WORK REQUIRED:
Reproduce nothing but the lines from the start of the material through the line that includes "fault_depth = [40.6, 66.2]", both ends included, and omit every picture.

§

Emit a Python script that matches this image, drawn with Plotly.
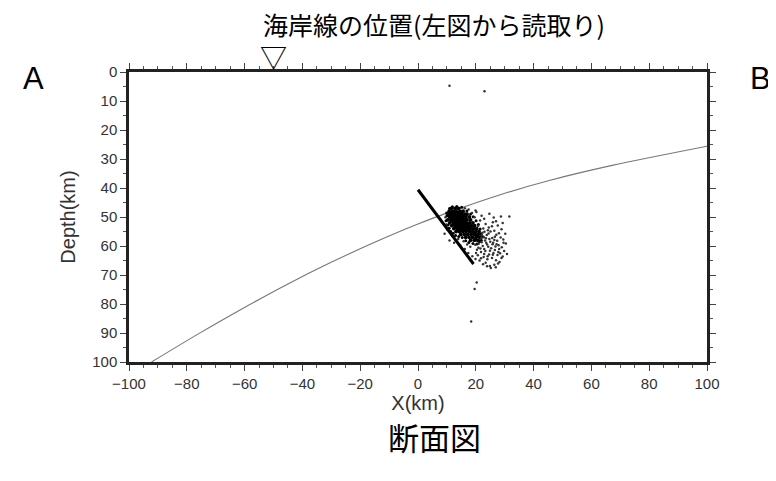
import plotly.graph_objects as go

# Plate boundary curve (x km, depth km)
plate_x = [-92.2, -76.0, -61.1, -45.0, -30.6, -15.0, 0.0, 14.0, 28.2, 45.4, 67.2, 100.0]
plate_depth = [100.0, 90.3, 81.8, 73.1, 65.9, 58.7, 52.4, 47.2, 42.4, 37.4, 32.2, 25.6]

# Thick segment (fault model)
fault_x = [0.0, 19.2]
fault_depth = [40.6, 66.2]

# Coastline position
coast_x = [-50.0]
coast_label = "▽"

# Hypocenters - dense core
core_pts = [
    (11.5, 47), (12.8, 47), (14.0, 47),
    (10.8, 48), (12.0, 48), (13.2, 48), (14.5, 48), (15.6, 48),
    (10.5, 49), (11.6, 49), (12.7, 49), (13.9, 49), (15.0, 49), (16.2, 49), (17.0, 49),
    (10.9, 50), (12.1, 50), (13.3, 50), (14.4, 50), (15.5, 50), (16.6, 50), (17.8, 50),
    (10.3, 51), (11.4, 51), (12.5, 51), (13.6, 51), (14.8, 51), (15.9, 51), (17.0, 51), (18.2, 51),
    (11.0, 52), (12.2, 52), (13.3, 52), (14.4, 52), (15.6, 52), (16.7, 52), (17.9, 52), (19.0, 52),
    (11.7, 53), (12.8, 53), (13.9, 53), (15.1, 53), (16.2, 53), (17.4, 53), (18.5, 53), (19.6, 53),
    (12.4, 54), (13.5, 54), (14.6, 54), (15.8, 54), (16.9, 54), (18.1, 54), (19.2, 54), (20.3, 54),
    (13.2, 55), (14.3, 55), (15.5, 55), (16.6, 55), (17.8, 55), (18.9, 55), (20.0, 55), (21.1, 55),
    (14.8, 56), (16.0, 56), (17.2, 56), (18.4, 56), (19.6, 56), (20.7, 56),
    (16.5, 57), (17.7, 57), (18.9, 57), (20.1, 57), (21.4, 57),
    (18.2, 58), (19.5, 58), (20.8, 58),
    (11.3, 48.5), (12.5, 48.5), (13.8, 48.5), (15.0, 48.5),
    (11.1, 49.5), (12.3, 49.5), (13.4, 49.5), (14.6, 49.5), (15.7, 49.5),
    (11.6, 50.5), (12.8, 50.5), (13.9, 50.5), (15.1, 50.5), (16.2, 50.5),
    (11.9, 51.5), (13.0, 51.5), (14.2, 51.5), (15.3, 51.5), (16.4, 51.5),
    (12.6, 52.5), (13.7, 52.5), (14.9, 52.5), (16.0, 52.5), (17.2, 52.5),
    (13.2, 53.5), (14.3, 53.5), (15.4, 53.5), (16.6, 53.5), (17.8, 53.5),
    (14.0, 54.5), (15.2, 54.5), (16.3, 54.5), (17.5, 54.5),
    (19.5, 55.6), (20.6, 56.5), (21.7, 55.9), (19.9, 57.9), (21.2, 58.4),
]
# Hypocenters - ragged edge of the core
edge_pts = [
    (9.9, 48.6), (10.0, 49.6), (9.7, 51.3), (10.4, 52.8), (10.8, 53.9), (11.3, 55.0), (12.2, 55.6),
    (13.0, 56.4), (14.1, 56.7), (15.3, 57.1), (16.5, 58.2), (17.6, 58.8), (19.0, 59.1), (20.4, 59.3),
    (21.9, 58.0), (22.4, 56.8), (21.5, 54.1), (20.9, 52.6), (20.1, 51.3), (19.1, 49.9), (18.2, 49.0),
    (16.9, 47.9), (15.1, 46.6), (13.4, 46.4), (11.9, 46.5), (10.9, 47.1),
]
# Hypocenters - sparse surroundings
sparse_pts = [
    (22.8, 57.0), (23.5, 57.3),
    (22.3, 55.4), (23.8, 56.2), (25.1, 55.0), (26.6, 56.8), (21.9, 57.3), (23.2, 58.1), (24.7, 57.6),
    (26.0, 58.9), (27.4, 58.2), (28.6, 57.1), (21.0, 59.2), (22.4, 60.0), (23.9, 59.5), (25.3, 60.8),
    (26.8, 60.2), (28.1, 61.0), (20.4, 61.3), (21.8, 62.1), (23.3, 61.7), (24.6, 62.9), (26.1, 62.4),
    (27.5, 63.1), (22.7, 63.8), (24.0, 64.6), (25.6, 64.1), (27.0, 64.9), (21.3, 65.0), (23.4, 65.8),
    (26.4, 66.5), (28.4, 62.5), (19.8, 59.6), (20.9, 60.6), (22.0, 58.7), (24.3, 60.3), (25.8, 59.4),
    (27.9, 59.7), (29.0, 60.4), (29.3, 63.6), (28.2, 65.5), (24.9, 66.9),
    (20.2, 48.3), (22.0, 49.6), (24.7, 48.9), (28.7, 49.8), (31.6, 49.8), (21.5, 51.2), (23.4, 52.4),
    (25.9, 51.8), (27.6, 52.9), (30.2, 55.8), (19.6, 50.1), (18.7, 48.6), (20.8, 53.1), (22.6, 54.0),
    (24.5, 53.6), (26.4, 54.7), (28.9, 54.2), (17.5, 47.4), (16.2, 47.0),
    (10.9, 58.1), (9.2, 55.8), (9.8, 52.6), (9.5, 50.1), (10.1, 54.3), (11.8, 56.5), (12.5, 58.9),
    (13.9, 57.6), (14.6, 59.8), (15.8, 58.4), (17.0, 59.5), (16.2, 61.0), (18.1, 60.3), (17.4, 62.4),
    (18.8, 63.5),
    (22.1, 56.3), (24.4, 55.7), (25.7, 57.2), (27.1, 56.1), (28.0, 55.6), (29.5, 57.8), (30.4, 59.1),
    (29.8, 61.7), (30.8, 62.8), (28.9, 64.1), (27.7, 66.0), (26.9, 67.3), (25.2, 67.6), (23.9, 67.0),
    (22.5, 66.3), (21.8, 64.2), (20.7, 63.2), (20.1, 62.4), (19.9, 64.5), (22.9, 62.8), (24.9, 61.6),
    (26.6, 61.4), (27.2, 59.4), (25.0, 58.5), (23.6, 58.9), (21.6, 60.9), (22.9, 61.0), (24.1, 63.5),
    (25.9, 63.0), (27.8, 62.1), (29.6, 58.9), (26.4, 57.9), (23.0, 55.1), (24.2, 54.6), (25.6, 53.2),
    (27.0, 51.5), (29.3, 52.1), (22.9, 50.6), (26.2, 50.2), (19.9, 47.8),
    (10.9, 4.7), (23.0, 6.6), (20.3, 72.6), (19.6, 74.8), (18.4, 86.0),
]
core_x = [p[0] for p in core_pts]
core_depth = [p[1] for p in core_pts]
edge_x = [p[0] for p in edge_pts]
edge_depth = [p[1] for p in edge_pts]
sparse_x = [p[0] for p in sparse_pts]
sparse_depth = [p[1] for p in sparse_pts]

LAT = "Liberation Sans, Arial, sans-serif"
JP = "Noto Sans CJK JP, sans-serif"

fig = go.Figure()
fig.add_trace(go.Scatter(x=plate_x, y=plate_depth, mode="lines",
                         line=dict(color="#777777", width=1.1, shape="spline", smoothing=0.8),
                         hoverinfo="skip"))
fig.add_trace(go.Scatter(x=core_x, y=core_depth, mode="markers",
                         marker=dict(color="black", size=3.8, line=dict(width=0))))
fig.add_trace(go.Scatter(x=edge_x, y=edge_depth, mode="markers",
                         marker=dict(color="black", size=3.0, line=dict(width=0))))
fig.add_trace(go.Scatter(x=sparse_x, y=sparse_depth, mode="markers",
                         marker=dict(color="#333333", size=2.5, line=dict(width=0))))
fig.add_trace(go.Scatter(x=fault_x, y=fault_depth, mode="lines",
                         line=dict(color="black", width=3)))

axis_common = dict(
    showline=True, linecolor="#222222", linewidth=2.5, mirror="ticks",
    ticks="outside", ticklen=6, tickwidth=1.2, tickcolor="#444444",
    showgrid=False, zeroline=False,
    tickfont=dict(family=LAT, size=15, color="#333333"),
)

fig.update_xaxes(range=[-100, 100], dtick=20, tick0=-100,
                 minor=dict(dtick=5, ticks="outside", ticklen=3, tickwidth=1, tickcolor="#555555"),
                 title=dict(text="X(km)", font=dict(family=LAT, size=20, color="#333333"), standoff=4),
                 **axis_common)
fig.update_yaxes(range=[100, 0], dtick=10, tick0=0,
                 minor=dict(dtick=5, ticks="outside", ticklen=3, tickwidth=1, tickcolor="#555555"),
                 title=dict(text="Depth(km)", font=dict(family=LAT, size=20, color="#333333"), standoff=12),
                 **axis_common)

def ann(text, x, y, font, xref="paper"):
    fig.add_annotation(text=text, xref=xref, yref="paper", x=x, y=y,
                       xanchor="center", yanchor="middle", showarrow=False, font=font)

ann("A", -0.166, 0.979, dict(family=LAT, size=31, color="black"))
ann("B", 1.092, 0.979, dict(family=LAT, size=31, color="black"))
ann("海岸線の位置(左図から読取り)", 0.5277, 1.165, dict(family=JP, size=25, color="black"))
ann(coast_label, coast_x[0], 1.054, dict(family=JP, size=27, color="black"), xref="x")
ann("断面図", 0.5277, -0.2586, dict(family=JP, size=31, color="black"))

fig.update_layout(
    width=776, height=481,
    margin=dict(l=121, r=77, t=64, b=127),
    paper_bgcolor="white", plot_bgcolor="white",
    showlegend=False,
)

fig.write_html("out.html")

§

ANSWER TO THE PROBLEM:
Emit a Python script that matches this image, drawn with Plotly.
import plotly.graph_objects as go

# Plate boundary curve (x km, depth km)
plate_x = [-92.2, -76.0, -61.1, -45.0, -30.6, -15.0, 0.0, 14.0, 28.2, 45.4, 67.2, 100.0]
plate_depth = [100.0, 90.3, 81.8, 73.1, 65.9, 58.7, 52.4, 47.2, 42.4, 37.4, 32.2, 25.6]

# Thick segment (fault model)
fault_x = [0.0, 19.2]
fault_depth = [40.6, 66.2]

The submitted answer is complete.